Sciatica The sciatic nerve is the longest nerve in your body. It runs from your pelvis, through your hip area and buttocks, and down each leg. The sciatic nerve branches into smaller nerves as it travels down the legs, providing feeling as well as controlling many of the muscles in your lower legs. The term sciatica refers to pain that radiates along the path of this nerve.
What causes Sciatica? Sciatica is actually a sign that you have an underlying problem putting pressure on a nerve in your lower back. The most common cause of this nerve compression is a bulging or herniated lumbar disc.
Piriformis syndrome is another common cause of sciatica. The piriformis is a muscle which lies directly over the sciatic nerve. If this muscle becomes tight or goes into spasm, it puts pressure directly on the sciatic nerve. Occasionally, sciatic pain in men is the result of sitting on a wallet.
How do I know if I have sciatica? Pain that radiates from your lower (lumbar) spine to your buttock and down the back of your leg is the hallmark of sciatica. Sciatica may be accompanied by numbness, tingling, and muscle weakness in the affected leg. This pain can vary widely, from a mild ache to a sharp, burning sensation or excruciating discomfort. Sometimes it may feel like a jolt or electric shock.

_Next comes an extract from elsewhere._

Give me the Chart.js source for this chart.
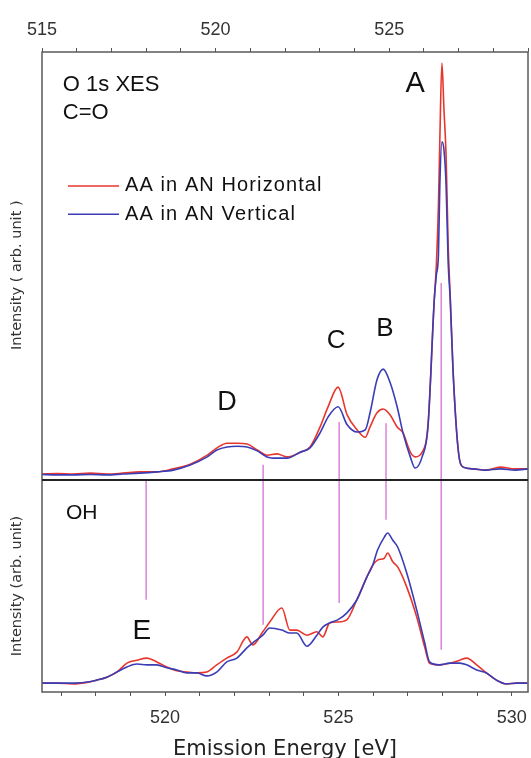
<!DOCTYPE html>
<html>
<head>
<meta charset="utf-8">
<script src="https://cdn.jsdelivr.net/npm/chart.js@4"></script>
<style>
  html, body { margin: 0; padding: 0; background: #fff; }
  canvas { display: block; }
</style>
</head>
<body>
<canvas id="xes" width="531" height="758"></canvas>
<script>
// C=O panel, read on the top energy scale (eV)
const topEnergy = [515.00, 515.45, 515.89, 516.40, 516.87, 517.33, 517.82, 518.31, 518.78, 519.27,
  519.76, 520.04, 520.33, 520.62, 520.91, 521.20, 521.48, 521.77, 522.06, 522.44,
  522.72, 523.01, 523.24, 523.53, 523.79, 524.08, 524.31, 524.45, 524.65, 524.83,
  525.03, 525.23, 525.40, 525.61, 525.75, 525.95, 526.12, 526.30, 526.36, 526.42,
  526.46, 526.52, 526.58, 526.64, 526.70, 526.76, 526.84, 526.99, 527.13, 527.42,
  527.77, 528.20, 528.63, 529.00];
const topHorizontal = [1.4, 1.5, 1.4, 1.6, 1.4, 1.6, 1.9, 1.9, 2.6, 3.7,
  5.8, 7.5, 8.6, 8.6, 8.4, 7.0, 5.8, 6.1, 5.4, 6.5,
  7.7, 12.4, 17.1, 21.7, 15.2, 11.7, 10.0, 12.4, 15.7, 16.6,
  15.2, 12.4, 11.0, 6.5, 5.4, 6.5, 13.0, 42.1, 50.2, 64.3,
  79.4, 97.4, 86.4, 75.9, 55.1, 42.8, 25.7, 7.0, 3.0, 2.6,
  2.3, 3.0, 2.6, 2.6];
const topVertical = [1.3, 1.2, 1.2, 1.3, 1.2, 1.4, 1.6, 1.9, 2.3, 3.5,
  5.4, 7.0, 7.7, 7.9, 7.7, 6.8, 5.4, 5.1, 5.1, 6.5,
  7.5, 11.0, 14.7, 17.1, 12.9, 11.2, 11.7, 15.7, 23.4, 25.9,
  22.7, 17.1, 11.0, 5.4, 2.8, 5.4, 12.5, 42.1, 47.9, 52.6,
  68.9, 79.0, 77.1, 68.9, 50.9, 42.1, 25.7, 7.0, 3.0, 2.6,
  2.3, 2.6, 2.3, 2.6];

// OH panel, read on the bottom energy scale (eV)
const botEnergy = [516.45, 516.88, 517.34, 517.83, 518.03, 518.32, 518.61, 518.90, 519.19, 519.48,
  519.76, 520.05, 520.34, 520.63, 520.92, 521.20, 521.49, 521.78, 522.07, 522.36,
  522.53, 522.82, 523.02, 523.37, 523.60, 523.80, 524.09, 524.38, 524.55, 524.75,
  524.98, 525.24, 525.53, 525.82, 525.99, 526.13, 526.33, 526.42, 526.57, 526.71,
  526.97, 527.26, 527.49, 527.63, 527.92, 528.21, 528.50, 528.70, 528.99, 529.27,
  529.56, 529.85, 530.14, 530.45];
const botHorizontal = [2.1, 2.1, 1.9, 2.4, 2.8, 3.5, 4.7, 6.8, 7.5, 8.0,
  7.1, 5.9, 5.0, 4.7, 4.5, 4.7, 6.4, 8.0, 9.4, 13.0,
  11.1, 14.2, 16.5, 19.8, 14.6, 14.6, 13.4, 14.2, 13.0, 16.3,
  16.5, 17.0, 21.7, 27.1, 29.9, 31.1, 31.6, 32.8, 30.7, 29.5,
  24.8, 17.7, 10.6, 6.8, 6.4, 6.8, 7.5, 8.0, 6.4, 4.5,
  2.8, 1.9, 2.1, 2.1];
const botVertical = [2.1, 2.1, 2.1, 2.4, 2.8, 3.5, 4.7, 5.9, 6.6, 6.4,
  6.4, 5.7, 5.2, 4.5, 4.5, 3.8, 4.7, 7.1, 8.0, 10.4,
  11.6, 13.4, 15.1, 14.6, 13.9, 13.9, 10.8, 13.4, 15.3, 16.3,
  17.0, 18.6, 21.7, 27.1, 29.9, 33.5, 36.6, 37.5, 35.8, 34.2,
  28.1, 19.3, 11.6, 7.1, 6.4, 6.8, 6.8, 6.4, 5.2, 4.5,
  2.8, 1.9, 2.1, 2.1];

// guide lines: energy on the top scale, extent in percent of the whole plot height
const guideEnergy = [518.0, 521.37, 523.56, 524.91, 526.5];
const guideFrom = [14.4, 10.5, 13.9, 26.9, 6.6];
const guideTo = [33.1, 35.5, 42.2, 42.0, 63.9];

const seriesNames = ["AA in AN Horizontal", "AA in AN Vertical"];
const topTickLabels = [515, 520, 525];
const botTickLabels = [520, 525, 530];

const RED = "#e8362c";
const BLUE = "#3a3db6";
const PINK = "#d983d6";

function pts(xs, ys) {
  return xs.map((x, i) => ({x: x, y: ys[i]}));
}

// text written inside the panels, positioned in data units
const notes = [
  {text: "O 1s XES", x: 515.6, y: 92.3, axis: "yTop", size: 22, align: "left"},
  {text: "C=O", x: 515.6, y: 85.7, axis: "yTop", size: 22, align: "left"},
  {text: "A", x: 525.75, y: 92.5, axis: "yTop", size: 29, align: "center"},
  {text: "B", x: 524.88, y: 35.3, axis: "yTop", size: 26, align: "center"},
  {text: "C", x: 523.47, y: 32.5, axis: "yTop", size: 26, align: "center"},
  {text: "D", x: 520.33, y: 18.0, axis: "yTop", size: 27, align: "center"},
  {text: "OH", x: 517.14, y: 42.2, axis: "yBot", size: 21, align: "left"},
  {text: "E", x: 519.33, y: 14.4, axis: "yBot", size: 28, align: "center"}
];

const overlay = {
  id: "overlay",
  afterDatasetsDraw(chart) {
    const {ctx, chartArea: a, scales} = chart;
    ctx.save();

    // frame and panel divider
    ctx.strokeStyle = "#5a5a5a";
    ctx.lineWidth = 1.5;
    ctx.strokeRect(a.left, a.top, a.right - a.left, a.bottom - a.top);
    const yd = scales.yBot.top;
    ctx.strokeStyle = "#222";
    ctx.lineWidth = 2;
    ctx.beginPath();
    ctx.moveTo(a.left, yd);
    ctx.lineTo(a.right, yd);
    ctx.stroke();

    // notes
    ctx.fillStyle = "#111";
    ctx.textBaseline = "middle";
    notes.forEach(n => {
      const xs = n.axis === "yTop" ? scales.xTop : scales.xBot;
      ctx.font = n.size + "px 'Liberation Sans', Arial, sans-serif";
      ctx.textAlign = n.align;
      ctx.fillText(n.text, xs.getPixelForValue(n.x), scales[n.axis].getPixelForValue(n.y));
    });

    // legend
    const legendY = [68.7, 62.1];
    ctx.font = "20px 'Liberation Sans', Arial, sans-serif";
    ctx.textAlign = "left";
    if ("letterSpacing" in ctx) ctx.letterSpacing = "1.1px";
    [RED, BLUE].forEach((c, i) => {
      const y = scales.yTop.getPixelForValue(legendY[i]);
      ctx.strokeStyle = c;
      ctx.lineWidth = 1.6;
      ctx.beginPath();
      ctx.moveTo(scales.xTop.getPixelForValue(515.75), y);
      ctx.lineTo(scales.xTop.getPixelForValue(517.22), y);
      ctx.stroke();
      ctx.fillText(seriesNames[i], scales.xTop.getPixelForValue(517.39), y);
    });
    ctx.restore();
  }
};

const datasets = [
  {label: seriesNames[0], data: pts(topEnergy, topHorizontal), xAxisID: "xTop", yAxisID: "yTop", borderColor: RED, order: 2},
  {label: seriesNames[1], data: pts(topEnergy, topVertical), xAxisID: "xTop", yAxisID: "yTop", borderColor: BLUE, order: 1},
  {label: seriesNames[0], data: pts(botEnergy, botHorizontal), xAxisID: "xBot", yAxisID: "yBot", borderColor: RED, order: 2},
  {label: seriesNames[1], data: pts(botEnergy, botVertical), xAxisID: "xBot", yAxisID: "yBot", borderColor: BLUE, order: 1}
];
guideEnergy.forEach((e, i) => {
  datasets.push({
    label: "guide",
    data: [{x: e, y: guideFrom[i]}, {x: e, y: guideTo[i]}],
    xAxisID: "xTop", yAxisID: "yFull",
    borderColor: PINK, borderWidth: 1.5,
    cubicInterpolationMode: "default", tension: 0,
    order: 3
  });
});

const tickFont = {family: "'Liberation Sans', Arial, sans-serif", size: 18};
const titleFont = {family: "'DejaVu Sans', sans-serif", size: 14.5};

// keep the plot box fixed: no extra room for edge labels
function noEdgePadding(s) {
  s.paddingLeft = 0;
  s.paddingRight = 0;
}

new Chart(document.getElementById("xes"), {
  type: "line",
  data: {datasets: datasets},
  options: {
    responsive: false,
    animation: false,
    devicePixelRatio: 1,
    layout: {padding: {left: 0, right: 3, top: 0, bottom: 0}},
    plugins: {legend: {display: false}, tooltip: {enabled: false}},
    elements: {
      point: {radius: 0},
      line: {borderWidth: 1.6, fill: false, cubicInterpolationMode: "monotone"}
    },
    scales: {
      xTop: {
        type: "linear", position: "top", min: 515, max: 529,
        ticks: {
          stepSize: 1, autoSkip: false, maxRotation: 0, padding: 7, color: "#333", font: tickFont,
          callback: v => topTickLabels.includes(v) ? String(v) : ""
        },
        grid: {drawOnChartArea: false, tickLength: 4, color: "#555"},
        border: {display: false},
        afterFit(s) { s.height = 52; noEdgePadding(s); }
      },
      xBot: {
        type: "linear", position: "bottom", min: 516.45, max: 530.47,
        ticks: {
          stepSize: 1, includeBounds: false, autoSkip: false, maxRotation: 0, padding: 11, color: "#333", font: tickFont,
          callback: v => botTickLabels.includes(v) ? String(v) : ""
        },
        grid: {drawOnChartArea: false, tickLength: 4, color: "#555"},
        border: {display: false},
        title: {
          display: true, text: "Emission Energy [eV]", color: "#222",
          font: {family: "'DejaVu Sans', sans-serif", size: 21, lineHeight: 1},
          padding: {top: 0, bottom: -2}
        },
        afterFit(s) { s.height = 66; noEdgePadding(s); }
      },
      yTop: {
        type: "linear", position: "left", stack: "panels", stackWeight: 428, weight: 1,
        min: 0, max: 100,
        ticks: {display: false}, grid: {display: false}, border: {display: false},
        title: {display: true, text: "Intensity ( arb. unit )    ", color: "#333", font: titleFont, padding: {top: 9, bottom: 0}},
        afterFit(s) { s.width = 42; }
      },
      yBot: {
        type: "linear", position: "left", stack: "panels", stackWeight: 212, weight: 0,
        min: 0, max: 50,
        ticks: {display: false}, grid: {display: false}, border: {display: false},
        title: {display: true, text: "Intensity (arb. unit)", color: "#333", font: titleFont, padding: {top: 9, bottom: 0}},
        afterFit(s) { s.width = 42; }
      },
      yFull: {type: "linear", position: "right", display: false, min: 0, max: 100}
    }
  },
  plugins: [overlay]
});
</script>
</body>
</html>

Sciatic pain often starts gradually and intensifies over time. It's likely to be worse when you sit, cough or sneeze.
How is Sciatica Treated? In the vast majority cases, sciatic pain can be relieved through a combination of stretches, deep tissue massage, and chiropractic care. To help diagnose sciatica and pinpoint which nerves may be affected, your chiropractor will ask about your medical history and perform a thorough physical exam, with special attention to spine and legs. Scientific research has shown that 75- 80% percent of patients suffering with chronic sciatica benefit from chiropractic treatment
Risk factors for Sciatica:
Age: Age-related changes in the spine are a common cause of sciatica.
Previous Injury: Sports- or work-related trauma may lead to sciatica later on.
Occupation: Jobs that require twisting the back, carrying heavy loads, or driving a for extended periods may makes you more prone to develop sciatica.
Prolonged Sitting: People who sit for long periods or have a sedentary lifestyle are more likely to develop sciatica than people with an active occupation and/or lifestyle
Diabetes: This condition affects the way your body uses blood sugar, and increases your risk of nerve damage.
When Should I Seek Urgent Professional Advice about Sciatica?
If you experience sudden, severe pain in your low back or ether or both legs and numbness or muscle weakness in ether or both of the legs
If the pain follows a injury, such as from a traffic- or work-related accident
If you suddenly have trouble controlling your bowels or bladder, seek professional help immediately.